»»
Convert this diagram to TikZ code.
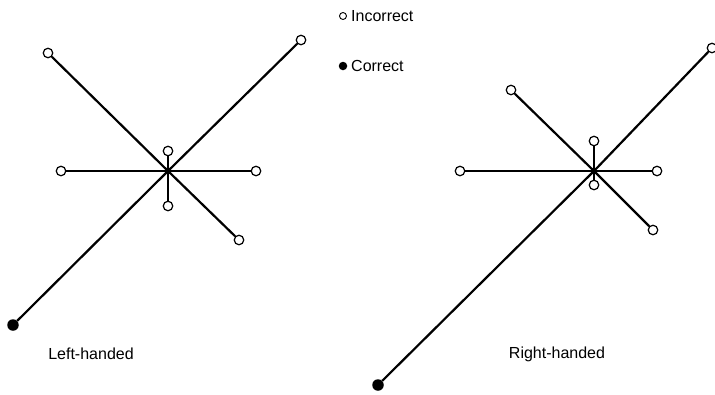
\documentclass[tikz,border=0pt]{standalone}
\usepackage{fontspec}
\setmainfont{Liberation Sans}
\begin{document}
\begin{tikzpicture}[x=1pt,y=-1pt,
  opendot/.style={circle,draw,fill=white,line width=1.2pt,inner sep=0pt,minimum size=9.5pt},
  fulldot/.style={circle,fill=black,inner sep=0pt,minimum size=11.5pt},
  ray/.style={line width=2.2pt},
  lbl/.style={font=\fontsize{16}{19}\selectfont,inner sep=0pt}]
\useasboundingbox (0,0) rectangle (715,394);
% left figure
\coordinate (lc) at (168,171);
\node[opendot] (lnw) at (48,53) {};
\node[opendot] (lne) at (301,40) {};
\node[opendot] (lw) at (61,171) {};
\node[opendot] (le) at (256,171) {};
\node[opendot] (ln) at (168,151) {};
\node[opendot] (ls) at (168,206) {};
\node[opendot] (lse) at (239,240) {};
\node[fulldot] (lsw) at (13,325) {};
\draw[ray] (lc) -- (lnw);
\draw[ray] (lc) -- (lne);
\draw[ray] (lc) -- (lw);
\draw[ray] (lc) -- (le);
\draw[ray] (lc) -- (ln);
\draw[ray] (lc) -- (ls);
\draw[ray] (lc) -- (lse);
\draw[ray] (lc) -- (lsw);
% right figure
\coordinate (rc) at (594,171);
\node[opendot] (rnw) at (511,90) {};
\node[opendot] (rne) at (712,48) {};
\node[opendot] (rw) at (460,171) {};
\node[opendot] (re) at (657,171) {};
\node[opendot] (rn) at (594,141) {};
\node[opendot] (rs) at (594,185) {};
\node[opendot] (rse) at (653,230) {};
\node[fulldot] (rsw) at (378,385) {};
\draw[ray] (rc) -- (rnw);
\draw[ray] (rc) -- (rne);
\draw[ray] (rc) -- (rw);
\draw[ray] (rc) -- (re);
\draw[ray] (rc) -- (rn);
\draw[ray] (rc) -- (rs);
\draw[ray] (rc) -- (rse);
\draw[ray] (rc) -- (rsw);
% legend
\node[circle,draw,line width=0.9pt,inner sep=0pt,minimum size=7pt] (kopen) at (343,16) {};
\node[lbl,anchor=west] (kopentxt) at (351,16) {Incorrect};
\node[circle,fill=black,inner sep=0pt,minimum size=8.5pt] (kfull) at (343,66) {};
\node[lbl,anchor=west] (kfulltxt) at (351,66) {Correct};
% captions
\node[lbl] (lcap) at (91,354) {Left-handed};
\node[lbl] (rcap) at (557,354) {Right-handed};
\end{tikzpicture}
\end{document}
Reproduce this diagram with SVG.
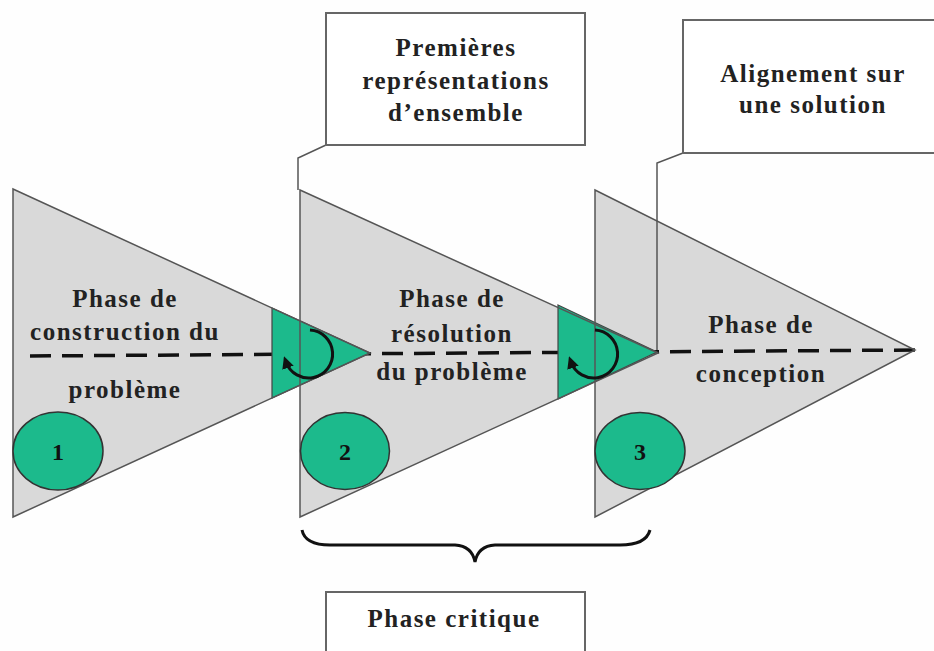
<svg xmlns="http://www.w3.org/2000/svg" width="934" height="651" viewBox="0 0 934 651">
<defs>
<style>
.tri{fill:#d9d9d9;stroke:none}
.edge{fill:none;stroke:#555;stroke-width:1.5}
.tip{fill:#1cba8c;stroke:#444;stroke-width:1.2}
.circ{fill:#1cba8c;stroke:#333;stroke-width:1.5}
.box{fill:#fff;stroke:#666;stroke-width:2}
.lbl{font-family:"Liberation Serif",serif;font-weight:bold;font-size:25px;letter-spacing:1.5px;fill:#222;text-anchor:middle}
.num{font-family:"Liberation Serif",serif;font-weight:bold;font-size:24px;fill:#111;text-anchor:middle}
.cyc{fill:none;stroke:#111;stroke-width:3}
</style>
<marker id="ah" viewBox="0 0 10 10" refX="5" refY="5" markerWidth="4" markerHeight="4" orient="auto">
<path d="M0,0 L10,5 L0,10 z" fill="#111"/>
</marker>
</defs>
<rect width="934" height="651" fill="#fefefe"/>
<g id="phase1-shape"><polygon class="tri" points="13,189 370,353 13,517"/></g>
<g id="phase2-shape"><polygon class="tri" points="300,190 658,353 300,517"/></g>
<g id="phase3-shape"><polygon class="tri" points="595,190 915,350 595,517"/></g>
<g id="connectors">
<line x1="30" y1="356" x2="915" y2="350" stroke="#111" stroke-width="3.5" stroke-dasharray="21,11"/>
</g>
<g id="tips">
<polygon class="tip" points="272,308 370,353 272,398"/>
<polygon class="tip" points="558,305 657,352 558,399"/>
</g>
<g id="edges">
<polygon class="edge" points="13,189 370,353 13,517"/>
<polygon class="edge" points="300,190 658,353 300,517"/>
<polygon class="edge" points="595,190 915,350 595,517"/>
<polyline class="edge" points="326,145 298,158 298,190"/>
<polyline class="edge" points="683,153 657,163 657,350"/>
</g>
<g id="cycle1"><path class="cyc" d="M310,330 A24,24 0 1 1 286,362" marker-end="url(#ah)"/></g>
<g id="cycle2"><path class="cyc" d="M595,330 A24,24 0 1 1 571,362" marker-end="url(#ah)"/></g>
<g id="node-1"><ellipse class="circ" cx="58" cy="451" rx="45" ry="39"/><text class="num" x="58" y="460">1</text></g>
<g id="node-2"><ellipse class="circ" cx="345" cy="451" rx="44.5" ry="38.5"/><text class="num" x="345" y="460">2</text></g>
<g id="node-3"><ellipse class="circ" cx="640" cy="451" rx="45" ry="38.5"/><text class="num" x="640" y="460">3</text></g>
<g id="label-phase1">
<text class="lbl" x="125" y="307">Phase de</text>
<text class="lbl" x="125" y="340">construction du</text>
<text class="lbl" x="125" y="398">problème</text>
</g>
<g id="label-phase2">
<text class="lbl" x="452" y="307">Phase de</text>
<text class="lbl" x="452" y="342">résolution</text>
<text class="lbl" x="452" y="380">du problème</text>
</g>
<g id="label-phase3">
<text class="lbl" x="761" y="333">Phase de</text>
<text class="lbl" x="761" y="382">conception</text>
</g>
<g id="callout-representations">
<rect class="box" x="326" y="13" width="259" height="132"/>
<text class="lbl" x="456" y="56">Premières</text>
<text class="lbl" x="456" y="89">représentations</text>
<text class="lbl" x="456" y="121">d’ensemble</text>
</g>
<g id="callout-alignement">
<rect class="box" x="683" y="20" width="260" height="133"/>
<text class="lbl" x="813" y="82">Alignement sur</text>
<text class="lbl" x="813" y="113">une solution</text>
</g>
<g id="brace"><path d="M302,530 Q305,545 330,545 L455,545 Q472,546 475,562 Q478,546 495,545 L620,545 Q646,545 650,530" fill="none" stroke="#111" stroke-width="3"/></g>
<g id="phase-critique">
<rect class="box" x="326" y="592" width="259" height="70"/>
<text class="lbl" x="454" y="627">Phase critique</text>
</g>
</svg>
««
* [Short exercise] Make an exact copy of the records shown above, without the pictures.

* [Task result]
Convert this diagram to TikZ code.
\documentclass[tikz,border=0pt]{standalone}
\usepackage{fontspec}
\setmainfont{Liberation Sans}
\begin{document}
\begin{tikzpicture}[x=1pt,y=-1pt,
  opendot/.style={circle,draw,fill=white,line width=1.2pt,inner sep=0pt,minimum size=9.5pt},
  fulldot/.style={circle,fill=black,inner sep=0pt,minimum size=11.5pt},
  ray/.style={line width=2.2pt},
  lbl/.style={font=\fontsize{16}{19}\selectfont,inner sep=0pt}]
\useasboundingbox (0,0) rectangle (715,394);
% left figure
\coordinate (lc) at (168,171);
\node[opendot] (lnw) at (48,53) {};
\node[opendot] (lne) at (301,40) {};
\node[opendot] (lw) at (61,171) {};
\node[opendot] (le) at (256,171) {};
\node[opendot] (ln) at (168,151) {};
\node[opendot] (ls) at (168,206) {};
\node[opendot] (lse) at (239,240) {};
\node[fulldot] (lsw) at (13,325) {};
\draw[ray] (lc) -- (lnw);
\draw[ray] (lc) -- (lne);
\draw[ray] (lc) -- (lw);
\draw[ray] (lc) -- (le);
\draw[ray] (lc) -- (ln);
\draw[ray] (lc) -- (ls);
\draw[ray] (lc) -- (lse);
\draw[ray] (lc) -- (lsw);
% right figure
\coordinate (rc) at (594,171);
\node[opendot] (rnw) at (511,90) {};
\node[opendot] (rne) at (712,48) {};
\node[opendot] (rw) at (460,171) {};
\node[opendot] (re) at (657,171) {};
\node[opendot] (rn) at (594,141) {};
\node[opendot] (rs) at (594,185) {};
\node[opendot] (rse) at (653,230) {};
\node[fulldot] (rsw) at (378,385) {};
\draw[ray] (rc) -- (rnw);
\draw[ray] (rc) -- (rne);
\draw[ray] (rc) -- (rw);
\draw[ray] (rc) -- (re);
\draw[ray] (rc) -- (rn);
\draw[ray] (rc) -- (rs);
\draw[ray] (rc) -- (rse);
\draw[ray] (rc) -- (rsw);
% legend
\node[circle,draw,line width=0.9pt,inner sep=0pt,minimum size=7pt] (kopen) at (343,16) {};
\node[lbl,anchor=west] (kopentxt) at (351,16) {Incorrect};
\node[circle,fill=black,inner sep=0pt,minimum size=8.5pt] (kfull) at (343,66) {};
\node[lbl,anchor=west] (kfulltxt) at (351,66) {Correct};
% captions
\node[lbl] (lcap) at (91,354) {Left-handed};
\node[lbl] (rcap) at (557,354) {Right-handed};
\end{tikzpicture}
\end{document}
Reproduce this diagram with SVG.
<svg xmlns="http://www.w3.org/2000/svg" width="934" height="651" viewBox="0 0 934 651">
<defs>
<style>
.tri{fill:#d9d9d9;stroke:none}
.edge{fill:none;stroke:#555;stroke-width:1.5}
.tip{fill:#1cba8c;stroke:#444;stroke-width:1.2}
.circ{fill:#1cba8c;stroke:#333;stroke-width:1.5}
.box{fill:#fff;stroke:#666;stroke-width:2}
.lbl{font-family:"Liberation Serif",serif;font-weight:bold;font-size:25px;letter-spacing:1.5px;fill:#222;text-anchor:middle}
.num{font-family:"Liberation Serif",serif;font-weight:bold;font-size:24px;fill:#111;text-anchor:middle}
.cyc{fill:none;stroke:#111;stroke-width:3}
</style>
<marker id="ah" viewBox="0 0 10 10" refX="5" refY="5" markerWidth="4" markerHeight="4" orient="auto">
<path d="M0,0 L10,5 L0,10 z" fill="#111"/>
</marker>
</defs>
<rect width="934" height="651" fill="#fefefe"/>
<g id="phase1-shape"><polygon class="tri" points="13,189 370,353 13,517"/></g>
<g id="phase2-shape"><polygon class="tri" points="300,190 658,353 300,517"/></g>
<g id="phase3-shape"><polygon class="tri" points="595,190 915,350 595,517"/></g>
<g id="connectors">
<line x1="30" y1="356" x2="915" y2="350" stroke="#111" stroke-width="3.5" stroke-dasharray="21,11"/>
</g>
<g id="tips">
<polygon class="tip" points="272,308 370,353 272,398"/>
<polygon class="tip" points="558,305 657,352 558,399"/>
</g>
<g id="edges">
<polygon class="edge" points="13,189 370,353 13,517"/>
<polygon class="edge" points="300,190 658,353 300,517"/>
<polygon class="edge" points="595,190 915,350 595,517"/>
<polyline class="edge" points="326,145 298,158 298,190"/>
<polyline class="edge" points="683,153 657,163 657,350"/>
</g>
<g id="cycle1"><path class="cyc" d="M310,330 A24,24 0 1 1 286,362" marker-end="url(#ah)"/></g>
<g id="cycle2"><path class="cyc" d="M595,330 A24,24 0 1 1 571,362" marker-end="url(#ah)"/></g>
<g id="node-1"><ellipse class="circ" cx="58" cy="451" rx="45" ry="39"/><text class="num" x="58" y="460">1</text></g>
<g id="node-2"><ellipse class="circ" cx="345" cy="451" rx="44.5" ry="38.5"/><text class="num" x="345" y="460">2</text></g>
<g id="node-3"><ellipse class="circ" cx="640" cy="451" rx="45" ry="38.5"/><text class="num" x="640" y="460">3</text></g>
<g id="label-phase1">
<text class="lbl" x="125" y="307">Phase de</text>
<text class="lbl" x="125" y="340">construction du</text>
<text class="lbl" x="125" y="398">problème</text>
</g>
<g id="label-phase2">
<text class="lbl" x="452" y="307">Phase de</text>
<text class="lbl" x="452" y="342">résolution</text>
<text class="lbl" x="452" y="380">du problème</text>
</g>
<g id="label-phase3">
<text class="lbl" x="761" y="333">Phase de</text>
<text class="lbl" x="761" y="382">conception</text>
</g>
<g id="callout-representations">
<rect class="box" x="326" y="13" width="259" height="132"/>
<text class="lbl" x="456" y="56">Premières</text>
<text class="lbl" x="456" y="89">représentations</text>
<text class="lbl" x="456" y="121">d’ensemble</text>
</g>
<g id="callout-alignement">
<rect class="box" x="683" y="20" width="260" height="133"/>
<text class="lbl" x="813" y="82">Alignement sur</text>
<text class="lbl" x="813" y="113">une solution</text>
</g>
<g id="brace"><path d="M302,530 Q305,545 330,545 L455,545 Q472,546 475,562 Q478,546 495,545 L620,545 Q646,545 650,530" fill="none" stroke="#111" stroke-width="3"/></g>
<g id="phase-critique">
<rect class="box" x="326" y="592" width="259" height="70"/>
<text class="lbl" x="454" y="627">Phase critique</text>
</g>
</svg>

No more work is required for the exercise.